%%

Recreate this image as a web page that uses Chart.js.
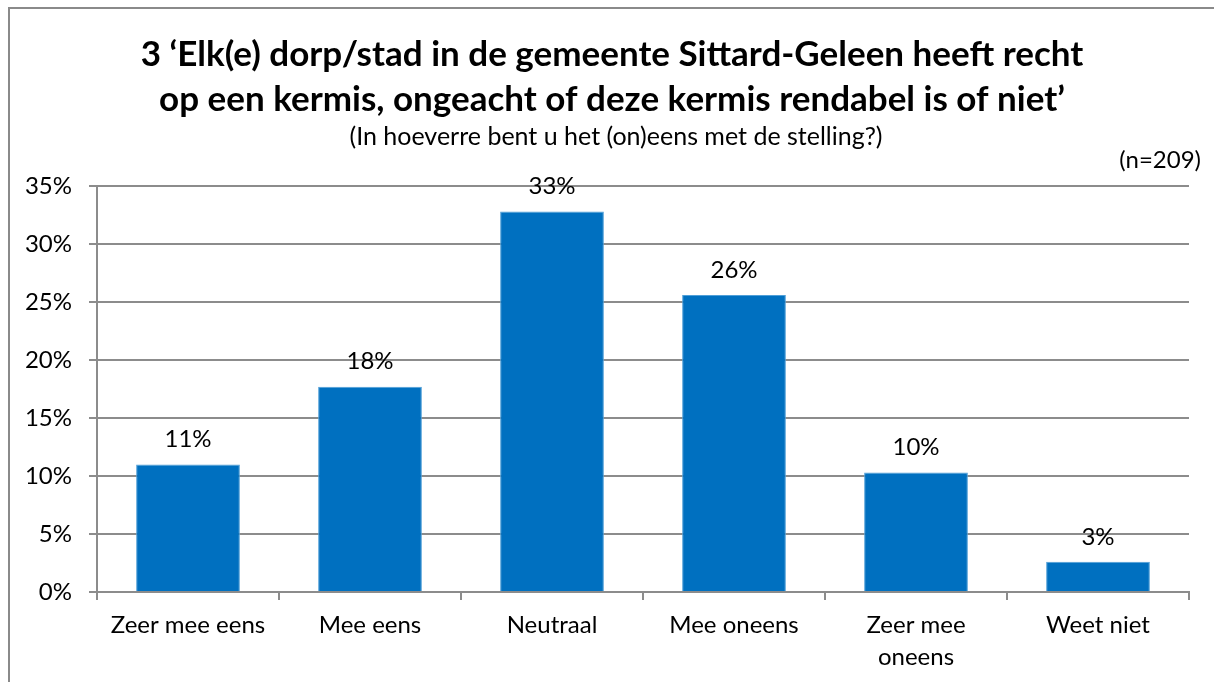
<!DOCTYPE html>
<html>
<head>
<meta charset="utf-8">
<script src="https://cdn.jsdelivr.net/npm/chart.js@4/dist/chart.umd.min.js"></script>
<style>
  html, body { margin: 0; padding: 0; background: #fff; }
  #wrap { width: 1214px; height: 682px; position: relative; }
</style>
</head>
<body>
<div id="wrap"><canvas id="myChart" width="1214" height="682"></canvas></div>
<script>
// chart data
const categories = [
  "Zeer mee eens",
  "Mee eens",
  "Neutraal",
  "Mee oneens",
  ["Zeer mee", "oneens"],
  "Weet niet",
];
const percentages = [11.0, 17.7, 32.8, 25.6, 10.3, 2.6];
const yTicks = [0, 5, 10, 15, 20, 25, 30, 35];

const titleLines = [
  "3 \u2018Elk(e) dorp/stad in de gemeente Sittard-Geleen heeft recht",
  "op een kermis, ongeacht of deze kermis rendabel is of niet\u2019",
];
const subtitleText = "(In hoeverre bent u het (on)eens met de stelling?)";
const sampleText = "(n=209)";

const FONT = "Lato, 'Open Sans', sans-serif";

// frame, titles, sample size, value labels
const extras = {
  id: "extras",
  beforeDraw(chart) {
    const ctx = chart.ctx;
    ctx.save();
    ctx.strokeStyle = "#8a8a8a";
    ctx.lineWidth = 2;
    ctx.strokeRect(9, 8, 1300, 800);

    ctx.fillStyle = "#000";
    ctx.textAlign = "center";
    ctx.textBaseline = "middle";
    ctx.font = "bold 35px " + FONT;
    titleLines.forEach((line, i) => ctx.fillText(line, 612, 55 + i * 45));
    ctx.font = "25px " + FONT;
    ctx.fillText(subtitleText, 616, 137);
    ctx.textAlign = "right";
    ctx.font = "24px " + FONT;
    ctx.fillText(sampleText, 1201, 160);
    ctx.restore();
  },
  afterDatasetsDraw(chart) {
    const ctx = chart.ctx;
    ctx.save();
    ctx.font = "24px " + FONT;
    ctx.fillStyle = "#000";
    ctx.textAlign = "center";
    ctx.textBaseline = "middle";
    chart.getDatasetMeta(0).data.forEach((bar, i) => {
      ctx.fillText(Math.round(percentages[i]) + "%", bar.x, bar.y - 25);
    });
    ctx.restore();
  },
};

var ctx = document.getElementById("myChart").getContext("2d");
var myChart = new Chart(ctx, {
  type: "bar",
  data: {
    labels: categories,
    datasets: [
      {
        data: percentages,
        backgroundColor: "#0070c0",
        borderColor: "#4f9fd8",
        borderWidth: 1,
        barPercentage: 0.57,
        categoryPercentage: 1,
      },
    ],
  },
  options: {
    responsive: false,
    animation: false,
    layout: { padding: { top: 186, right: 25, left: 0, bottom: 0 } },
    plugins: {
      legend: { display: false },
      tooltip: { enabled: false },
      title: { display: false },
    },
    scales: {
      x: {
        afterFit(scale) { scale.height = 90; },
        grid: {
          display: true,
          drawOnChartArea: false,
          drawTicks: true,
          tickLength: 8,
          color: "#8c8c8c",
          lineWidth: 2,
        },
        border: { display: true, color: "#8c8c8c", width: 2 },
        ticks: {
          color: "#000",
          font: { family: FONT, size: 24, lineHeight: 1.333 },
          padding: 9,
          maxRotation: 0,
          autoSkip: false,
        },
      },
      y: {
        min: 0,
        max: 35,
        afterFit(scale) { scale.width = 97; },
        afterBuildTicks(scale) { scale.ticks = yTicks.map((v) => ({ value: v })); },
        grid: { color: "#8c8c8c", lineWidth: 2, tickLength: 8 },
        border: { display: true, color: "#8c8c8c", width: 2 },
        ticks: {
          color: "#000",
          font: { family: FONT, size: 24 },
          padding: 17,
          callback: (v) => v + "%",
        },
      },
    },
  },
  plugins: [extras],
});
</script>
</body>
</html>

%%

:: Goal ::
Quote the material word for word, dropping any images it holds.

:: Solution for this problem ::
Recreate this image as a web page that uses Chart.js.
<!DOCTYPE html>
<html>
<head>
<meta charset="utf-8">
<script src="https://cdn.jsdelivr.net/npm/chart.js@4/dist/chart.umd.min.js"></script>
<style>
  html, body { margin: 0; padding: 0; background: #fff; }
  #wrap { width: 1214px; height: 682px; position: relative; }
</style>
</head>
<body>
<div id="wrap"><canvas id="myChart" width="1214" height="682"></canvas></div>
<script>
// chart data
const categories = [
  "Zeer mee eens",
  "Mee eens",
  "Neutraal",
  "Mee oneens",
  ["Zeer mee", "oneens"],
  "Weet niet",
];
const percentages = [11.0, 17.7, 32.8, 25.6, 10.3, 2.6];
const yTicks = [0, 5, 10, 15, 20, 25, 30, 35];

const titleLines = [
  "3 \u2018Elk(e) dorp/stad in de gemeente Sittard-Geleen heeft recht",
  "op een kermis, ongeacht of deze kermis rendabel is of niet\u2019",
];
const subtitleText = "(In hoeverre bent u het (on)eens met de stelling?)";
const sampleText = "(n=209)";

const FONT = "Lato, 'Open Sans', sans-serif";

// frame, titles, sample size, value labels
const extras = {
  id: "extras",
  beforeDraw(chart) {
    const ctx = chart.ctx;
    ctx.save();
    ctx.strokeStyle = "#8a8a8a";
    ctx.lineWidth = 2;
    ctx.strokeRect(9, 8, 1300, 800);

    ctx.fillStyle = "#000";
    ctx.textAlign = "center";
    ctx.textBaseline = "middle";
    ctx.font = "bold 35px " + FONT;
    titleLines.forEach((line, i) => ctx.fillText(line, 612, 55 + i * 45));
    ctx.font = "25px " + FONT;
    ctx.fillText(subtitleText, 616, 137);
    ctx.textAlign = "right";
    ctx.font = "24px " + FONT;
    ctx.fillText(sampleText, 1201, 160);
    ctx.restore();
  },
  afterDatasetsDraw(chart) {
    const ctx = chart.ctx;
    ctx.save();
    ctx.font = "24px " + FONT;
    ctx.fillStyle = "#000";
    ctx.textAlign = "center";
    ctx.textBaseline = "middle";
    chart.getDatasetMeta(0).data.forEach((bar, i) => {
      ctx.fillText(Math.round(percentages[i]) + "%", bar.x, bar.y - 25);
    });
    ctx.restore();
  },
};

var ctx = document.getElementById("myChart").getContext("2d");
var myChart = new Chart(ctx, {
  type: "bar",
  data: {
    labels: categories,
    datasets: [
      {
        data: percentages,
        backgroundColor: "#0070c0",
        borderColor: "#4f9fd8",
        borderWidth: 1,
        barPercentage: 0.57,
        categoryPercentage: 1,
      },
    ],
  },
  options: {
    responsive: false,
    animation: false,
    layout: { padding: { top: 186, right: 25, left: 0, bottom: 0 } },
    plugins: {
      legend: { display: false },
      tooltip: { enabled: false },
      title: { display: false },
    },
    scales: {
      x: {
        afterFit(scale) { scale.height = 90; },
        grid: {
          display: true,
          drawOnChartArea: false,
          drawTicks: true,
          tickLength: 8,
          color: "#8c8c8c",
          lineWidth: 2,
        },
        border: { display: true, color: "#8c8c8c", width: 2 },
        ticks: {
          color: "#000",
          font: { family: FONT, size: 24, lineHeight: 1.333 },
          padding: 9,
          maxRotation: 0,
          autoSkip: false,
        },
      },
      y: {
        min: 0,
        max: 35,
        afterFit(scale) { scale.width = 97; },
        afterBuildTicks(scale) { scale.ticks = yTicks.map((v) => ({ value: v })); },
        grid: { color: "#8c8c8c", lineWidth: 2, tickLength: 8 },
        border: { display: true, color: "#8c8c8c", width: 2 },
        ticks: {
          color: "#000",
          font: { family: FONT, size: 24 },
          padding: 17,
          callback: (v) => v + "%",
        },
      },
    },
  },
  plugins: [extras],
});
</script>
</body>
</html>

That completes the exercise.